* _Exercise aim_
Return each line of the listing that contains the string "size".

* _Data shown_
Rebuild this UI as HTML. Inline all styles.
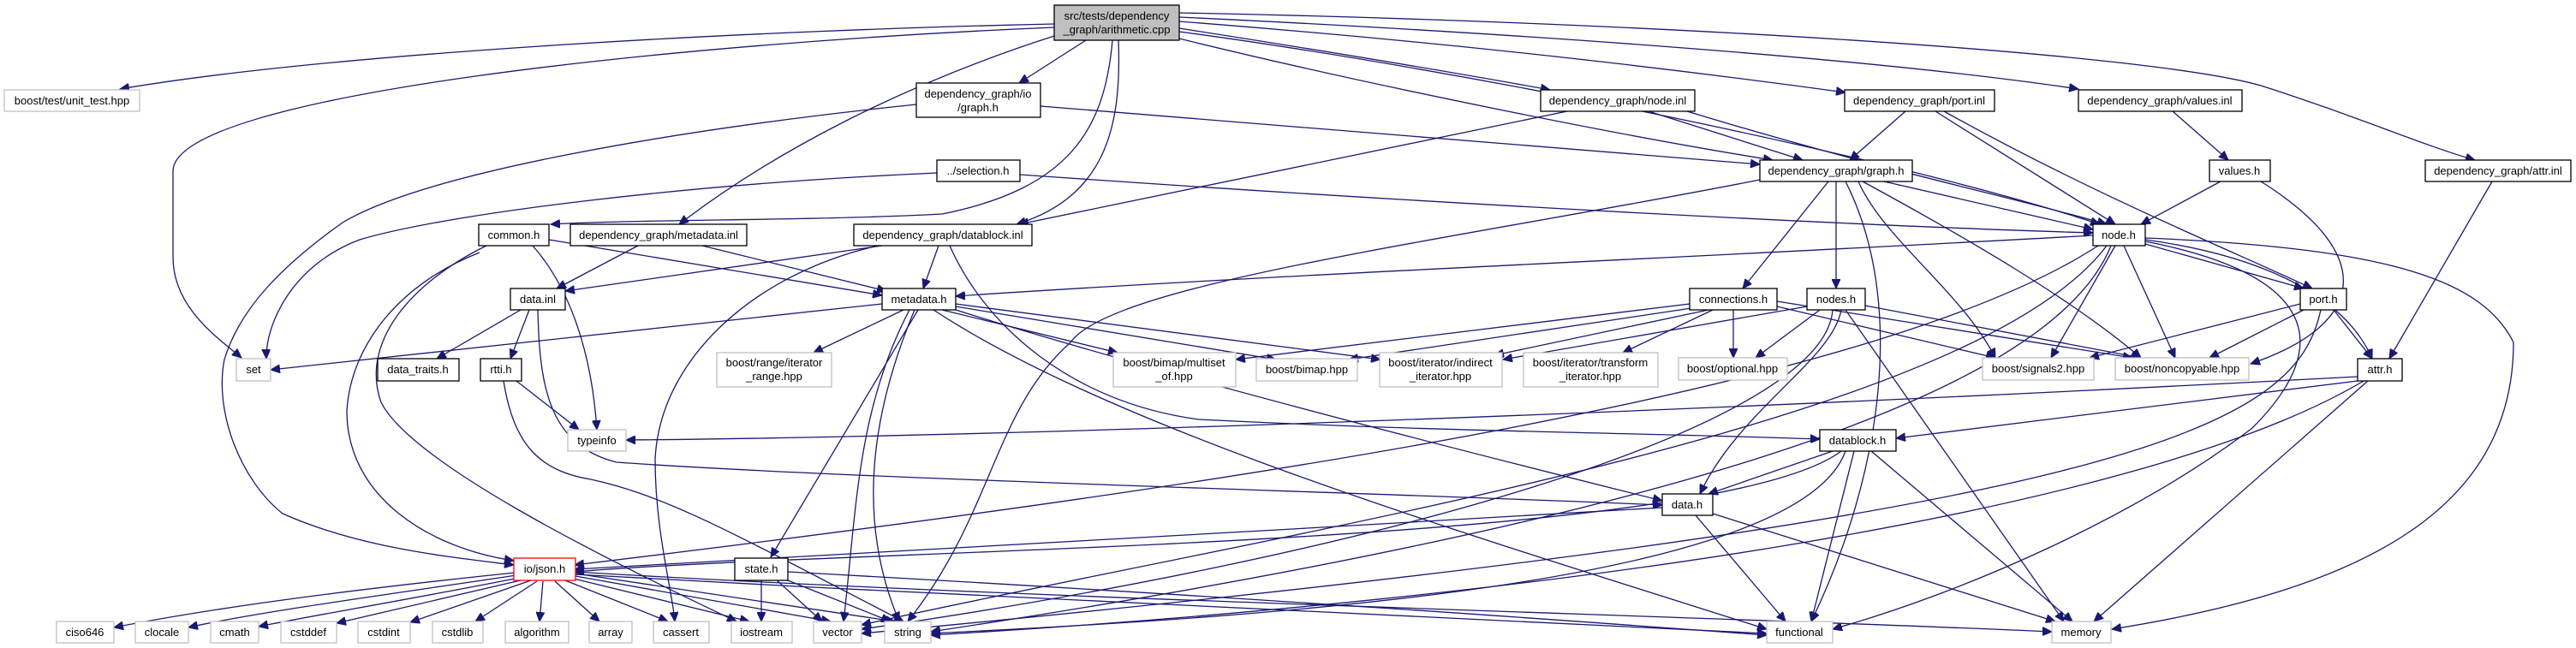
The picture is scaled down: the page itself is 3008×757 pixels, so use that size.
<!DOCTYPE html>
<html><head><meta charset="utf-8"><style>
html,body{margin:0;padding:0;background:#fff;}
svg{display:block;}
text{font-family:"Liberation Sans",Helvetica,sans-serif;font-size:13px;fill:#000;text-anchor:middle;}
.e{fill:none;stroke:#191970;stroke-width:1.3;marker-end:url(#a);}
.n{fill:#fff;stroke:#000;stroke-width:1.3;}
.g{fill:#fff;stroke:#bfbfbf;stroke-width:1.3;}
</style></head><body>
<svg width="3008" height="757" viewBox="0 0 3008 757" xmlns="http://www.w3.org/2000/svg">
<defs><marker id="a" markerUnits="userSpaceOnUse" markerWidth="12" markerHeight="10" refX="11" refY="5" orient="auto"><path d="M0,0 L11,5 L0,10 z" fill="#191970" stroke="#191970"/></marker></defs>
<g>
<path class="e" d="M1231,28 C900,35 400,60 140,104"/>
<path class="e" d="M1231,32 C800,50 202,110 202,200 L202,300 C202,360 255,395 282,418"/>
<path class="e" d="M1268,47 L1190,97"/>
<path class="e" d="M1299,47 C1290,150 1250,220 1100,250 C950,258 750,256 643,262"/>
<path class="e" d="M1231,42 C1050,100 900,180 793,262"/>
<path class="e" d="M1306,47 C1310,150 1290,230 1187,262"/>
<path class="e" d="M1377,20 C1800,40 2200,70 2427,104"/>
<path class="e" d="M1377,15 C1900,25 2500,60 2640,100 C2750,135 2830,170 2890,187"/>
<path class="e" d="M1377,25 C1700,50 1950,80 2155,108"/>
<path class="e" d="M1377,33 C1550,60 1700,85 1810,105"/>
<path class="e" d="M1377,45 C1600,100 1900,160 2070,187"/>
<path class="e" d="M1377,37 C1700,80 2200,180 2452,262"/>
<path class="e" d="M1070,122 C800,150 500,200 400,260 C330,310 280,360 262,420 C250,480 280,560 330,600 C420,640 520,650 600,660"/>
<path class="e" d="M1094,202 C800,215 520,250 420,280 C340,310 310,380 311,419"/>
<path class="e" d="M560,295 C470,330 410,400 405,480 C405,580 500,640 600,655"/>
<path class="e" d="M568,287 C480,330 420,400 445,470 C480,540 700,650 860,726"/>
<path class="e" d="M641,280 L1030,345"/>
<path class="e" d="M622,287 C660,330 690,400 697,502"/>
<path class="e" d="M745,287 L650,337"/>
<path class="e" d="M820,287 L1035,340"/>
<path class="e" d="M1096,287 L1078,337"/>
<path class="e" d="M1030,287 L660,340"/>
<path class="e" d="M1025,287 C880,320 770,420 765,537 C765,620 785,690 788,726"/>
<path class="e" d="M1109,287 C1150,380 1250,470 1400,490 C1700,505 1900,505 2125,513"/>
<path class="e" d="M608,362 L510,419"/>
<path class="e" d="M618,362 L596,419"/>
<path class="e" d="M628,362 C630,450 640,520 720,540 C1000,560 1600,575 1941,590"/>
<path class="e" d="M603,445 L676,502"/>
<path class="e" d="M588,445 C600,520 630,550 690,560 C780,580 850,620 1055,726"/>
<path class="e" d="M1030,355 L316,432"/>
<path class="e" d="M1055,362 L950,412"/>
<path class="e" d="M1100,362 L1305,412"/>
<path class="e" d="M1116,358 L1490,420"/>
<path class="e" d="M1116,355 L1612,420"/>
<path class="e" d="M1072,362 L900,651"/>
<path class="e" d="M1068,362 C1010,500 1005,620 1050,726"/>
<path class="e" d="M1062,362 C1000,480 1000,600 985,726"/>
<path class="e" d="M1090,362 C1300,500 1700,620 2063,735"/>
<path class="e" d="M1116,362 C1300,420 1600,500 1941,585"/>
<path class="e" d="M1830,130 L1190,262"/>
<path class="e" d="M1925,130 L2105,187"/>
<path class="e" d="M1970,130 C2200,200 2350,230 2460,262"/>
<path class="e" d="M2225,130 L2160,187"/>
<path class="e" d="M2260,130 L2470,262"/>
<path class="e" d="M2270,130 C2450,230 2600,290 2700,337"/>
<path class="e" d="M2537,130 L2602,187"/>
<path class="e" d="M2593,212 L2500,262"/>
<path class="e" d="M2640,212 C2780,300 2760,380 2628,425"/>
<path class="e" d="M2910,212 L2790,419"/>
<path class="e" d="M1215,124 L2055,192"/>
<path class="e" d="M1191,204 C1700,240 2200,265 2444,272"/>
<path class="e" d="M2135,212 L2035,337"/>
<path class="e" d="M2144,212 L2144,337"/>
<path class="e" d="M2200,212 L2444,268"/>
<path class="e" d="M2170,212 C2200,280 2290,340 2330,418"/>
<path class="e" d="M2175,212 C2300,280 2420,350 2500,418"/>
<path class="e" d="M2155,212 C2225,350 2200,550 2115,726"/>
<path class="e" d="M2055,210 C1700,280 1300,330 1250,400 C1160,480 1160,600 1060,726"/>
<path class="e" d="M2444,275 C2000,300 1500,320 1116,346"/>
<path class="e" d="M2505,285 L2690,337"/>
<path class="e" d="M2505,280 C2650,300 2740,350 2770,419"/>
<path class="e" d="M2470,287 L2395,418"/>
<path class="e" d="M2480,287 L2540,418"/>
<path class="e" d="M2505,278 C2800,290 2900,330 2935,400 C2935,600 2750,690 2466,735"/>
<path class="e" d="M2505,282 C2700,320 2730,400 2630,500 C2500,600 2300,690 2140,735"/>
<path class="e" d="M2450,287 C2200,450 1500,560 671,660"/>
<path class="e" d="M2460,287 C2300,500 1500,620 1006,730"/>
<path class="e" d="M2465,287 C2400,450 2000,600 1087,738"/>
<path class="e" d="M2686,355 L2440,418"/>
<path class="e" d="M2690,362 L2580,418"/>
<path class="e" d="M2725,362 L2770,419"/>
<path class="e" d="M2710,362 C2680,500 2500,600 1006,740"/>
<path class="e" d="M2753,440 C2000,480 1200,510 731,514"/>
<path class="e" d="M2753,445 L2214,512"/>
<path class="e" d="M2765,445 L2445,726"/>
<path class="e" d="M2760,445 C2500,600 1800,700 1087,742"/>
<path class="e" d="M1973,355 L1443,420"/>
<path class="e" d="M1975,360 L1575,420"/>
<path class="e" d="M1995,362 L1745,415"/>
<path class="e" d="M2000,362 L1895,412"/>
<path class="e" d="M2024,362 L2024,418"/>
<path class="e" d="M2075,358 L2330,418"/>
<path class="e" d="M2075,352 L2490,418"/>
<path class="e" d="M2110,358 L1755,420"/>
<path class="e" d="M2125,362 L2050,418"/>
<path class="e" d="M2178,357 L2500,418"/>
<path class="e" d="M2150,362 C2140,420 2030,480 1985,577"/>
<path class="e" d="M2155,362 L2410,726"/>
<path class="e" d="M2140,362 C2130,500 1600,650 1006,735"/>
<path class="e" d="M2140,527 L1995,577"/>
<path class="e" d="M2150,527 C2000,640 1000,640 671,668"/>
<path class="e" d="M2185,527 L2420,726"/>
<path class="e" d="M2165,527 L2115,726"/>
<path class="e" d="M2155,527 C2100,680 1500,720 1087,740"/>
<path class="e" d="M1941,593 C1500,620 900,650 671,665"/>
<path class="e" d="M1980,602 L2085,726"/>
<path class="e" d="M2000,600 L2400,726"/>
<path class="e" d="M601,669 C400,690 250,710 133,733"/>
<path class="e" d="M603,672 C450,695 300,715 220,733"/>
<path class="e" d="M606,675 C480,700 360,720 302,732"/>
<path class="e" d="M612,677 L393,728"/>
<path class="e" d="M620,678 L479,727"/>
<path class="e" d="M627,679 L555,726"/>
<path class="e" d="M634,679 L630,726"/>
<path class="e" d="M648,679 L700,726"/>
<path class="e" d="M660,678 L780,726"/>
<path class="e" d="M670,676 L875,726"/>
<path class="e" d="M672,673 L970,726"/>
<path class="e" d="M672,670 L1045,726"/>
<path class="e" d="M671,668 C1200,700 2000,720 2396,738"/>
<path class="e" d="M671,671 C1200,700 1800,730 2063,740"/>
<path class="e" d="M889,676 L889,726"/>
<path class="e" d="M905,676 L960,726"/>
<path class="e" d="M915,676 L1040,726"/>
<path class="e" d="M920,668 C1500,700 1900,730 2063,742"/>
</g>
<g>
<rect x="1231" y="6" width="146" height="41" fill="#bfbfbf" stroke="#000" stroke-width="1.3"/>
<text x="1304" y="23">src/tests/dependency</text><text x="1304" y="39">_graph/arithmetic.cpp</text>
<rect class="g" x="5" y="105" width="158" height="25"/><text x="84" y="122">boost/test/unit_test.hpp</text>
<rect class="n" x="1070" y="97" width="145" height="40"/><text x="1142" y="114">dependency_graph/io</text><text x="1142" y="130">/graph.h</text>
<rect class="n" x="1094" y="187" width="97" height="25"/><text x="1142" y="204">../selection.h</text>
<rect class="n" x="1799" y="105" width="180" height="25"/><text x="1889" y="122">dependency_graph/node.inl</text>
<rect class="n" x="2154" y="105" width="175" height="25"/><text x="2241" y="122">dependency_graph/port.inl</text>
<rect class="n" x="2427" y="105" width="191" height="25"/><text x="2522" y="122">dependency_graph/values.inl</text>
<rect class="n" x="2055" y="187" width="178" height="25"/><text x="2144" y="204">dependency_graph/graph.h</text>
<rect class="n" x="2580" y="187" width="71" height="25"/><text x="2615" y="204">values.h</text>
<rect class="n" x="2832" y="187" width="170" height="25"/><text x="2917" y="204">dependency_graph/attr.inl</text>
<rect class="n" x="559" y="262" width="82" height="25"/><text x="600" y="279">common.h</text>
<rect class="n" x="666" y="262" width="206" height="25"/><text x="769" y="279">dependency_graph/metadata.inl</text>
<rect class="n" x="997" y="262" width="208" height="25"/><text x="1101" y="279">dependency_graph/datablock.inl</text>
<rect class="n" x="2444" y="262" width="61" height="25"/><text x="2474" y="279">node.h</text>
<rect class="n" x="596" y="337" width="64" height="25"/><text x="628" y="354">data.inl</text>
<rect class="n" x="1030" y="337" width="86" height="25"/><text x="1073" y="354">metadata.h</text>
<rect class="n" x="1973" y="337" width="102" height="25"/><text x="2024" y="354">connections.h</text>
<rect class="n" x="2110" y="337" width="68" height="25"/><text x="2144" y="354">nodes.h</text>
<rect class="n" x="2686" y="337" width="54" height="25"/><text x="2713" y="354">port.h</text>
<rect class="g" x="276" y="419" width="40" height="26"/><text x="296" y="436">set</text>
<rect class="n" x="441" y="419" width="95" height="26"/><text x="488" y="436">data_traits.h</text>
<rect class="n" x="561" y="419" width="48" height="26"/><text x="585" y="436">rtti.h</text>
<rect class="g" x="837" y="412" width="134" height="40"/><text x="904" y="428">boost/range/iterator</text><text x="904" y="444">_range.hpp</text>
<rect class="g" x="1300" y="412" width="143" height="40"/><text x="1371" y="428">boost/bimap/multiset</text><text x="1371" y="444">_of.hpp</text>
<rect class="g" x="1467" y="419" width="118" height="26"/><text x="1526" y="436">boost/bimap.hpp</text>
<rect class="g" x="1611" y="412" width="143" height="40"/><text x="1682" y="428">boost/iterator/indirect</text><text x="1682" y="444">_iterator.hpp</text>
<rect class="g" x="1779" y="412" width="157" height="40"/><text x="1857" y="428">boost/iterator/transform</text><text x="1857" y="444">_iterator.hpp</text>
<rect class="g" x="1960" y="418" width="127" height="26"/><text x="2023" y="435">boost/optional.hpp</text>
<rect class="g" x="2315" y="418" width="130" height="26"/><text x="2380" y="435">boost/signals2.hpp</text>
<rect class="g" x="2470" y="418" width="156" height="26"/><text x="2548" y="435">boost/noncopyable.hpp</text>
<rect class="n" x="2753" y="419" width="52" height="26"/><text x="2779" y="436">attr.h</text>
<rect class="g" x="663" y="502" width="68" height="25"/><text x="697" y="519">typeinfo</text>
<rect class="n" x="2125" y="502" width="89" height="25"/><text x="2169" y="519">datablock.h</text>
<rect class="n" x="1941" y="577" width="59" height="25"/><text x="1970" y="594">data.h</text>
<rect x="600" y="652" width="72" height="26" fill="#fff" stroke="#ff0000" stroke-width="1.3"/><text x="636" y="669">io/json.h</text>
<rect class="n" x="858" y="652" width="62" height="26"/><text x="889" y="669">state.h</text>
<rect class="g" x="66" y="726" width="67" height="25"/><text x="99" y="743">ciso646</text>
<rect class="g" x="158" y="726" width="62" height="25"/><text x="189" y="743">clocale</text>
<rect class="g" x="246" y="726" width="56" height="25"/><text x="274" y="743">cmath</text>
<rect class="g" x="328" y="726" width="65" height="25"/><text x="360" y="743">cstddef</text>
<rect class="g" x="418" y="726" width="61" height="25"/><text x="448" y="743">cstdint</text>
<rect class="g" x="505" y="726" width="59" height="25"/><text x="534" y="743">cstdlib</text>
<rect class="g" x="590" y="726" width="74" height="25"/><text x="627" y="743">algorithm</text>
<rect class="g" x="688" y="726" width="50" height="25"/><text x="713" y="743">array</text>
<rect class="g" x="763" y="726" width="65" height="25"/><text x="795" y="743">cassert</text>
<rect class="g" x="854" y="726" width="71" height="25"/><text x="889" y="743">iostream</text>
<rect class="g" x="950" y="726" width="56" height="25"/><text x="978" y="743">vector</text>
<rect class="g" x="1033" y="726" width="54" height="25"/><text x="1060" y="743">string</text>
<rect class="g" x="2063" y="726" width="77" height="25"/><text x="2101" y="743">functional</text>
<rect class="g" x="2396" y="726" width="69" height="25"/><text x="2430" y="743">memory</text>
</g>
</svg>
</body></html>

* _The response_
The picture is scaled down: the page itself is 3008×757 pixels, so use that size.
text{font-family:"Liberation Sans",Helvetica,sans-serif;font-size:13px;fill:#000;text-anchor:middle;}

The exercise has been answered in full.